I am not as good with figures as I try to be with words but one BBC correspondent put this all in a context that even I could understand:

… suppose the population of the region continues to grow at 2.4%, as it did in 2007. [Then] with economic growth of 3% it would take 118 years to double output per person. At 6% economic growth it would take 20 years. At 9% - the kind of performance China has achieved in recent years - it would take just 11 years.

In summary, 3% growth will not do much to help the African on the street for a long, long time to come.

It is a crime that, in spite of our collective efforts as a nation to move our economy forward over the past decade or so, a crisis that we had no hand in causing looks set to derail us. It is a very good thing that we are not due to produce oil for another three years. Demand for exports and industrial commodities is currently falling faster than fufu down the throat of a Ghanaian CEO in a chopbar. China predicts that things will pick up by 2010 but anything could happen over the next few months: no one really knows. In the meantime, we can at least import crude oil down from the ridiculous peaks it hit last July. Hopefully, this means that fuel prices in Ghana will fall (but I doubt it, President Mills. Hmm?)

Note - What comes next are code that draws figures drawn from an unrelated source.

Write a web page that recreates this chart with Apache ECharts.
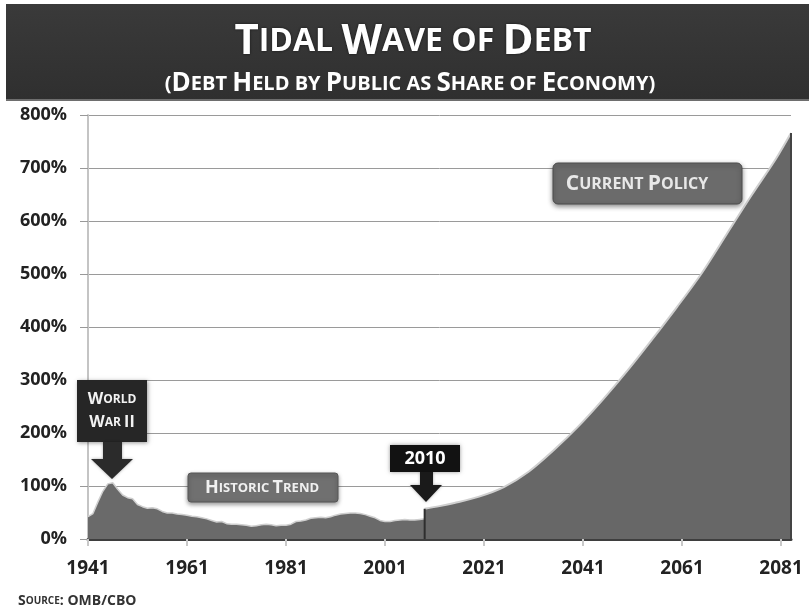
<!DOCTYPE html>
<html>
<head>
<meta charset="utf-8">
<script type="text/javascript" src="https://cdn.jsdelivr.net/npm/echarts/dist/echarts.min.js"></script>
<style>
  html, body { margin: 0; padding: 0; background: #fff; }
</style>
</head>
<body>
<div id="container" style="width:809px; height:610px;"></div>

<script type="text/javascript">
// historic debt held by public, % of GDP, one value per year from 1941
var histStart = 1941;
var histValues = [
  42, 48, 70, 90, 104, 106, 94, 83, 78, 76,
  65, 61, 58, 59, 57, 52, 49, 49, 47, 46,
  45, 43, 42, 40, 38, 35, 32, 33, 29, 28,
  28, 27, 26, 24, 25, 27, 28, 27, 25, 26,
  26, 28, 33, 34, 36, 39, 40, 41, 40, 42,
  45, 47, 48, 49, 49, 48, 46, 43, 40, 35,
  33, 33, 35, 36, 37, 36, 36, 37, 38
];

// current policy projection
var projYears  = [2009, 2012, 2015, 2020, 2025, 2030, 2035, 2040, 2045, 2050, 2055, 2060, 2065, 2070, 2075, 2080, 2083];
var projValues = [57,   62,   68,   80,   98,   127,  167,  212,  263,  318,  377,  438,  502,  575,  648,  718,  766];

var xTicks = [1941, 1961, 1981, 2001, 2021, 2041, 2061, 2081];
var yMax = 800;

var histData = histValues.map(function (v, i) { return [histStart + i, v]; });
var projData = projYears.map(function (y, i) { return [y, projValues[i]]; });
var splitData = [[projYears[0], 0], [projYears[0], projValues[0]]];
var lastIdx = projYears.length - 1;
var edgeData = [[projYears[lastIdx], 0], [projYears[lastIdx], projValues[lastIdx]]];

var font = '"Open Sans", "DejaVu Sans", sans-serif';

var dom = document.getElementById("container");
var myChart = echarts.init(dom);

// small caps done with two sizes of upper case letters
function smallCaps(big, small, color) {
  return {
    b: { fontSize: big, fontWeight: 'bold', fontFamily: font, fill: color },
    s: { fontSize: small, fontWeight: 'bold', fontFamily: font, fill: color }
  };
}

var option = {
  backgroundColor: '#ffffff',
  animation: false,
  grid: { left: 88, right: 18, top: 115, bottom: 71 },
  xAxis: {
    type: 'value',
    min: 1941,
    max: 2083,
    axisLine: { show: true, lineStyle: { color: '#3e3e3e', width: 3 } },
    axisTick: { show: true, customValues: xTicks, length: 7, lineStyle: { color: '#c8c8c8', width: 2 } },
    axisLabel: {
      customValues: xTicks,
      formatter: function (v) { return String(v); },
      margin: 20,
      fontSize: 19,
      fontWeight: 'bold',
      fontFamily: font,
      color: '#222'
    },
    splitLine: { show: false }
  },
  yAxis: {
    type: 'value',
    min: 0,
    max: yMax,
    interval: 100,
    axisLine: { show: true, lineStyle: { color: '#c4c4c4', width: 2 } },
    axisTick: { show: true, length: 8, lineStyle: { color: '#999' } },
    axisLabel: {
      formatter: '{value}%',
      margin: 21,
      fontSize: 18,
      fontWeight: 'bold',
      fontFamily: font,
      color: '#222'
    },
    splitLine: { show: true, lineStyle: { color: '#9a9a9a', width: 1 } }
  },
  series: [
    {
      name: 'Historic',
      type: 'line',
      data: histData,
      showSymbol: false,
      lineStyle: { color: '#cfcfcf', width: 1.5 },
      areaStyle: { color: '#6a6a6a', opacity: 1 },
      z: 2
    },
    {
      name: 'Current Policy',
      type: 'line',
      data: projData,
      smooth: 0.3,
      showSymbol: false,
      lineStyle: { color: '#cfcfcf', width: 2 },
      areaStyle: { color: '#676767', opacity: 1 },
      z: 3
    },
    {
      type: 'line',
      data: splitData,
      showSymbol: false,
      lineStyle: { color: '#2e2e2e', width: 2 },
      z: 4
    },
    {
      type: 'line',
      data: edgeData,
      showSymbol: false,
      lineStyle: { color: '#444', width: 2 },
      z: 4
    }
  ],
  graphic: [
    // header band
    {
      type: 'rect',
      shape: { x: 6, y: 4, width: 803, height: 97 },
      style: {
        fill: new echarts.graphic.LinearGradient(0, 0, 0, 1, [
          { offset: 0, color: '#3a3a3a' },
          { offset: 1, color: '#2f2f2f' }
        ])
      },
      z: 10
    },
    {
      type: 'rect',
      shape: { x: 6, y: 99, width: 803, height: 2 },
      style: { fill: '#6e6e6e' },
      z: 10
    },
    {
      type: 'text',
      x: 413, y: 42,
      style: {
        text: '{b|T}{s|IDAL }{b|W}{s|AVE OF }{b|D}{s|EBT}',
        rich: smallCaps(42, 32, '#ffffff'),
        align: 'center',
        verticalAlign: 'middle',
        textShadowColor: 'rgba(0,0,0,0.6)',
        textShadowBlur: 3
      },
      z: 11
    },
    {
      type: 'text',
      x: 410, y: 84,
      style: {
        text: '{s|(}{b|D}{s|EBT }{b|H}{s|ELD BY }{b|P}{s|UBLIC AS }{b|S}{s|HARE OF }{b|E}{s|CONOMY)}',
        rich: smallCaps(26, 20, '#ffffff'),
        align: 'center',
        verticalAlign: 'middle'
      },
      z: 11
    },
    // World War II annotation
    {
      type: 'rect',
      shape: { x: 77, y: 380, width: 70, height: 62 },
      style: { fill: '#262626', shadowColor: 'rgba(0,0,0,0.4)', shadowBlur: 4, shadowOffsetX: 1, shadowOffsetY: 1 },
      z: 12
    },
    {
      type: 'text',
      x: 112, y: 411,
      style: {
        text: '{b|W}{s|ORLD}\n{b|W}{s|AR }{b|II}',
        rich: smallCaps(16, 12, '#f2f2f2'),
        lineHeight: 23,
        align: 'center',
        verticalAlign: 'middle'
      },
      z: 13
    },
    {
      type: 'polygon',
      shape: { points: [[103, 442], [122, 442], [122, 459], [133, 459], [112, 479], [91, 459], [103, 459]] },
      style: { fill: '#2b2b2b', shadowColor: 'rgba(0,0,0,0.35)', shadowBlur: 3 },
      z: 12
    },
    // Historic trend label
    {
      type: 'rect',
      shape: { x: 188, y: 473, width: 150, height: 29, r: 3 },
      style: { fill: '#707070', stroke: '#575757', lineWidth: 1, shadowColor: 'rgba(0,0,0,0.4)', shadowBlur: 4, shadowOffsetY: 2 },
      z: 12
    },
    {
      type: 'text',
      x: 262, y: 488,
      style: {
        text: '{b|H}{s|ISTORIC }{b|T}{s|REND}',
        rich: smallCaps(18, 13, '#f0f0f0'),
        align: 'center',
        verticalAlign: 'middle'
      },
      z: 13
    },
    // 2010 annotation
    {
      type: 'rect',
      shape: { x: 390, y: 445, width: 70, height: 27 },
      style: { fill: '#121212', shadowColor: 'rgba(0,0,0,0.4)', shadowBlur: 4 },
      z: 12
    },
    {
      type: 'text',
      x: 425, y: 459,
      style: {
        text: '2010',
        fontSize: 18, fontWeight: 'bold', fontFamily: font, fill: '#ffffff',
        align: 'center', verticalAlign: 'middle'
      },
      z: 13
    },
    {
      type: 'polygon',
      shape: { points: [[420, 472], [433, 472], [433, 485], [442, 485], [426, 502], [410, 485], [420, 485]] },
      style: { fill: '#1a1a1a', shadowColor: 'rgba(0,0,0,0.35)', shadowBlur: 3 },
      z: 12
    },
    // Current policy label
    {
      type: 'rect',
      shape: { x: 553, y: 163, width: 189, height: 41, r: 5 },
      style: { fill: '#6b6b6b', stroke: '#4c4c4c', lineWidth: 1, shadowColor: 'rgba(0,0,0,0.45)', shadowBlur: 5, shadowOffsetY: 2 },
      z: 12
    },
    {
      type: 'text',
      x: 637, y: 184,
      style: {
        text: '{b|C}{s|URRENT }{b|P}{s|OLICY}',
        rich: smallCaps(21, 16, '#e8e8e8'),
        align: 'center',
        verticalAlign: 'middle'
      },
      z: 13
    },
    // source
    {
      type: 'text',
      x: 18, y: 601,
      style: {
        text: '{b|S}{s|OURCE}{b|: OMB/CBO}',
        rich: smallCaps(14, 10, '#333333'),
        align: 'left',
        verticalAlign: 'middle'
      },
      z: 13
    }
  ]
};

myChart.setOption(option, true);
window.addEventListener('resize', function () {
  myChart.resize();
});
</script>
</body>
</html>
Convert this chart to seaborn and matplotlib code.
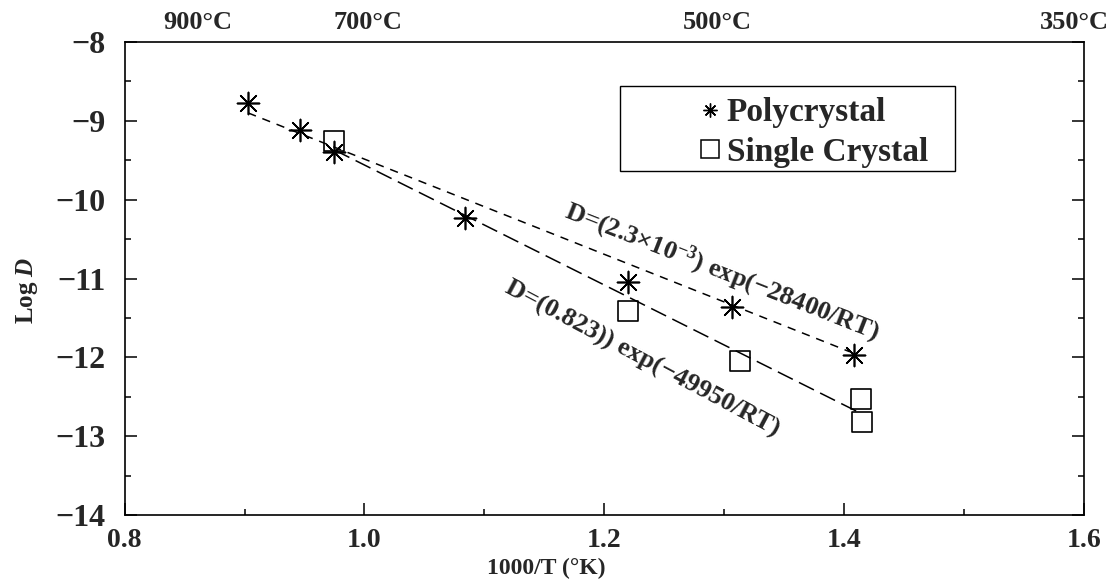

For all of the schizophrenia in the media about our prospects, our country and our continent remain the world’s last real land of opportunity. It is even possible that growth here is what will rekindle growth elsewhere in the world, something that should be of inspiration to our super-rich, our mega-poor and to all the people in-between.

Things are indeed going to be tough, but – to use the popular pidgin words of wisdom – “wettin Ghanaians no see before?